My car enabled me to dance with twice as many girls on a Saturday night. I began at one dance at 9pm then departed at 11.30pm to walk into the second at midnight for free. Now that I had wheels, I decided to check out the City dances and meet girls I hadn’t known since puberty. These dances started earlier at 8pm. So I danced in the City until 11.30pm then hightailed it to a country dance. During college breaks, I danced nearly every night in the City: Tuesdays, Fridays and Saturdays at the Blind Institute, a few Wednesdays at the South Brisbane Library Hall and Thursdays at Cloudland. At each venue, I hooked up with my favourite partners. There always seemed to be new girls smiling at me too, hoping that one of my regulars had become irregular. I’d dance with these lasses in a progressive like the Tap Gypsy Tap, and if they danced well, lined them up for later dances.
Dad’s cousins invited me to join them at the South Brisbane Library dances. The girls weren’t good Lutherans either. This dance hall was a classy joint. The men wore tuxedoes and dinner suits and the women long ballroom dresses, a cut above our best clothes.

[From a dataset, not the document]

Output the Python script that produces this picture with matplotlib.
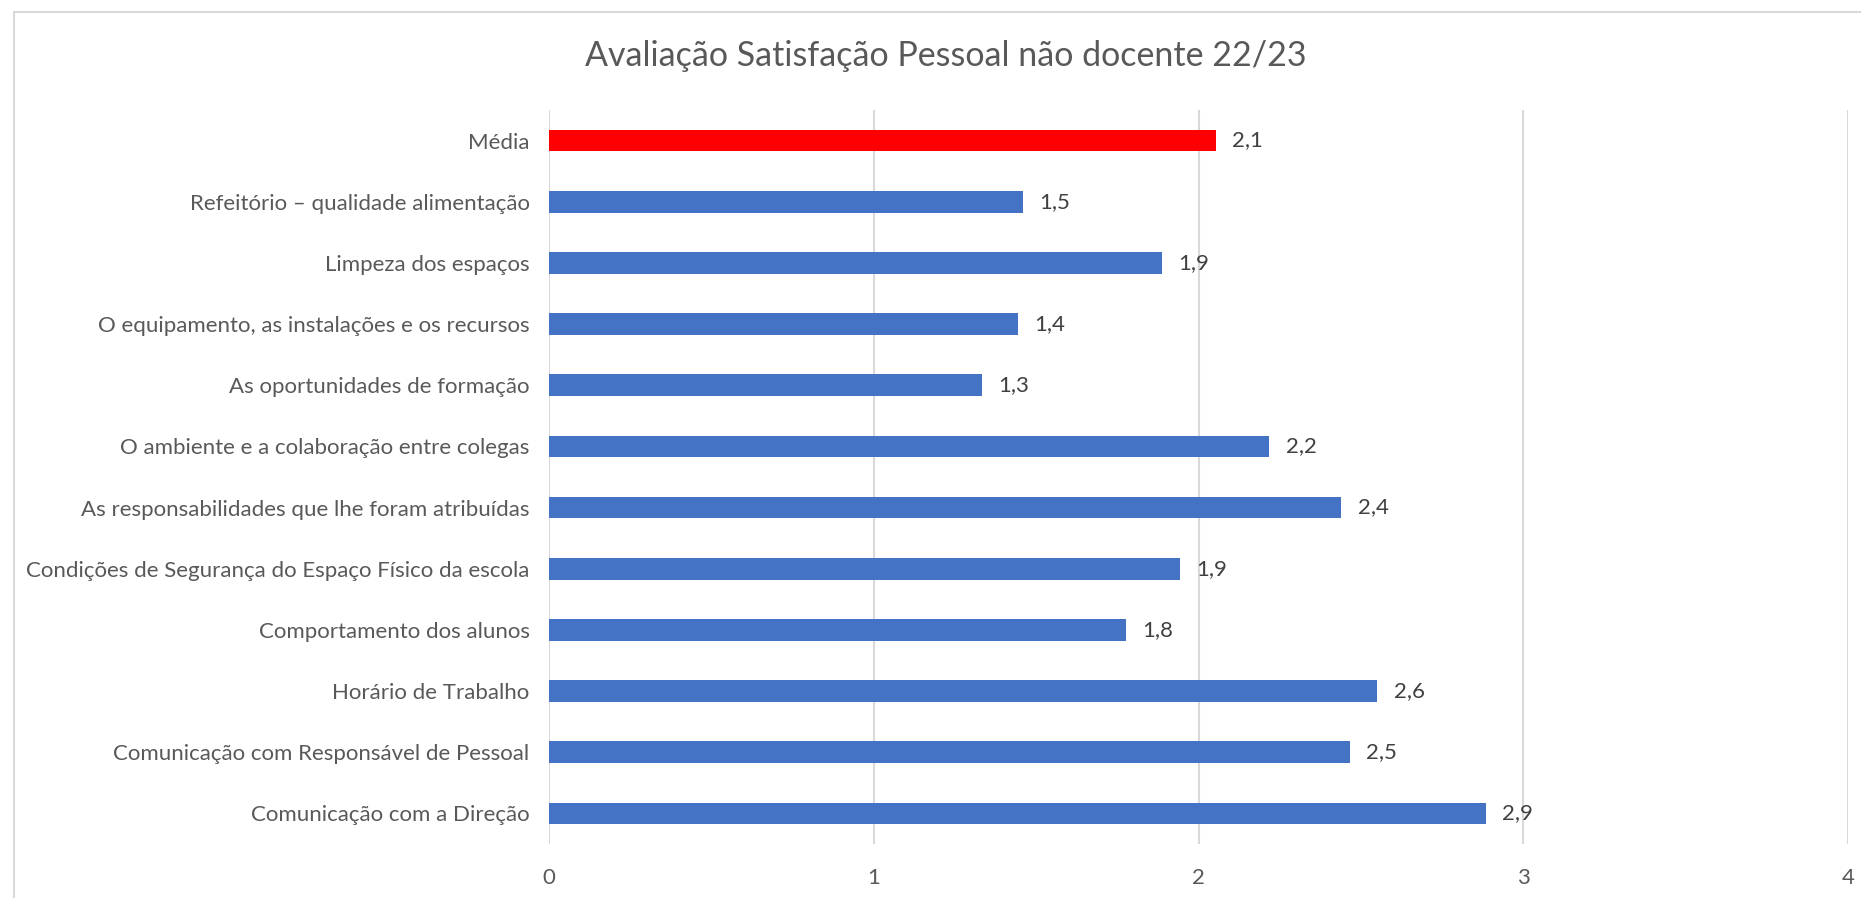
import numpy as np
import matplotlib
matplotlib.use("Agg")
import matplotlib.pyplot as plt
from matplotlib.patches import Rectangle

plt.rcParams['font.family'] = ['Lato', 'DejaVu Sans']

# categorias de baixo para cima
categorias = [
    "Comunicação com a Direção",
    "Comunicação com Responsável de Pessoal",
    "Horário de Trabalho",
    "Comportamento dos alunos",
    "Condições de Segurança do Espaço Físico da escola",
    "As responsabilidades que lhe foram atribuídas",
    "O ambiente e a colaboração entre colegas",
    "As oportunidades de formação",
    "O equipamento, as instalações e os recursos",
    "Limpeza dos espaços",
    "Refeitório – qualidade alimentação",
    "Média",
]
valores = [2.885, 2.467, 2.551, 1.776, 1.944, 2.44, 2.218, 1.333, 1.444, 1.888, 1.46, 2.053]
cores = ["#4472C4"] * 11 + ["#FF0000"]
xticks = [0, 1, 2, 3, 4]

fig = plt.figure(figsize=(18.61, 8.98), dpi=100)
fig.patches.append(Rectangle((14 / 1861, -0.01), 1.0, 1 - 12 / 898 + 0.01,
                             transform=fig.transFigure, fill=False,
                             edgecolor="#D9D9D9", linewidth=1.5))
ax = fig.add_axes([549 / 1861, 1 - 844 / 898, (1848 - 549) / 1861, (844 - 110) / 898])

y = np.arange(len(categorias))
ax.barh(y, valores, height=0.355, color=cores, zorder=3)

for yi, v in zip(y, valores):
    ax.text(v + 0.05, yi, f"{v:.1f}".replace(".", ","), va="center", ha="left",
            fontsize=16, color="#404040")

ax.set_xlim(0, 4)
ax.set_ylim(-0.5, len(categorias) - 0.5)
ax.set_xticks(xticks)
ax.set_xticklabels([str(t) for t in xticks])
ax.set_yticks(y)
ax.set_yticklabels(categorias)
ax.tick_params(axis="y", length=0, pad=14, labelsize=16, labelcolor="#595959")
ax.tick_params(axis="x", length=0, pad=17, labelsize=16, labelcolor="#595959")
ax.grid(axis="x", color="#D9D9D9", linewidth=1.5, zorder=0)
for s in ax.spines.values():
    s.set_visible(False)

fig.text(946 / 1861, 1 - 56 / 898, "Avaliação Satisfação Pessoal não docente 22/23",
         ha="center", va="center", fontsize=24.5, color="#595959")

fig.savefig("out.png", dpi=100)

We thought we had stepped back in time to World War One when we saw the dance steps danced and heard the music played. The crowd danced ‘old time’ sets with quadrilles, like the Lancers on their toes, and with balletic footwork. The people were mostly fossils from the same era, reliving memories of their youth. After a few times, I decided my moves were too fast for them. Besides, unrelated girls beckoned me elsewhere.
The City dance halls had their own unique tempos where the beats of their music matched their dance programmes. These were different to those of the country dances. The Blind Institute, my favourite, played upbeat music with a fast rhythm to accompany Waltzes, the Foxtrot and the Quickstep. It also dimmed the lights, which allowed a little sideline handholding. The Blind’s band kept to a similar programme of roughly twenty different dances a night. It always played Donnie Brooks’ song, Mission Bell, the crowd’s favourite. About a hundred couples took to the floor for most dances. However, the steps to the Jazz Waltz and Quick Step baffled most. Only about ten couples tried and half of them should have sat it out. Perhaps, these two dances had something to do with natural rhythm. When I’d eventually find that girl with the right rhythm, the Jazz Waltz would become our lifelong favourite.
Cloudland was built to be dreamlike. It had once been part of a fun park. To go there, people caught a rickety, open air cable car. They then walked through the dance hall’s iconic arch entry. The hall had domed skylights, which the stars twinkled through, and chandeliers that sparkled. Up above its specially sprung dance floor, there were private alcoves with luxury upholstered seating. Its dances were posh affairs where a proper orchestra played slower downbeat music to complement the sophisticated New Vogue dances danced like the Swing Waltz.
Before long, I wanted to improve my moves. I only knew ‘old time ballroom’ dances. The dance hall grapevine said Sandy Robinson’s Dancing Academy was the place to go on a Saturday morning. It held classes at the Ritz Ballroom at Petrie Bight where the City became the seedy nightspot of the Valley. I thought the time was convenient. The classes wouldn’t interfere with my Saturday nights nor Sunday cricket. So, I rolled up alone and hoped to find a girl with two good feet. The academy taught Latin American dances like the Rhumba, Samba and Cha Cha. I thought learning these hot, new moves at a faster rhythm was super cool. The faster beat was in line with the times. I listened to Rock and Roll on the FJ’s radio nonstop. The instructor split the students into small groups and gave a few quick lessons for the Rhumba. He then separated the girls and boys to each end of the room. On his signal, the boys broke into a stampede towards the girls and acted like cavemen. They dragged their chosen girls off to the corners. Such behaviour wasn’t my style! I preferred to quietly observe the girls from a distance then choose. Unfortunately, the remaining girls had short legs, rotund figures or no ability. I already knew their leg length indicated their ability to dance. Rotundness usually didn’t help their cause either. Several stampedes later, I scored a dark, long haired, Spanish looking girl with ability and obviously Latin rhythm.
Unbeknownst to me, Sandy Robertson provided the background dancing troupe to Six O’clock Rock, shown on the ABC television channel on Saturday nights. Johnny O’Keefe regularly appeared on the show. After the band act, the Sandy Robertson dance clip appeared as the finale act. Well, a few lessons later at the academy, a talent scout suddenly appeared and tapped my shoulder but not my partner’s. He asked me and a few others to return for a filming take that afternoon. I went along to the afternoon practices and film takes for a couple weeks. Regrettably, my assigned partner wasn’t the best dancer so I was probably edited out of the film clips. Then, the filming shifted to Tuesday nights at the television studio at Mt Cootha. This conflicted with my Maths One class at college. Alas, my television fame was sadly short lived.
My moves might have been smooth, but they weren’t going to give me a smooth ride through life.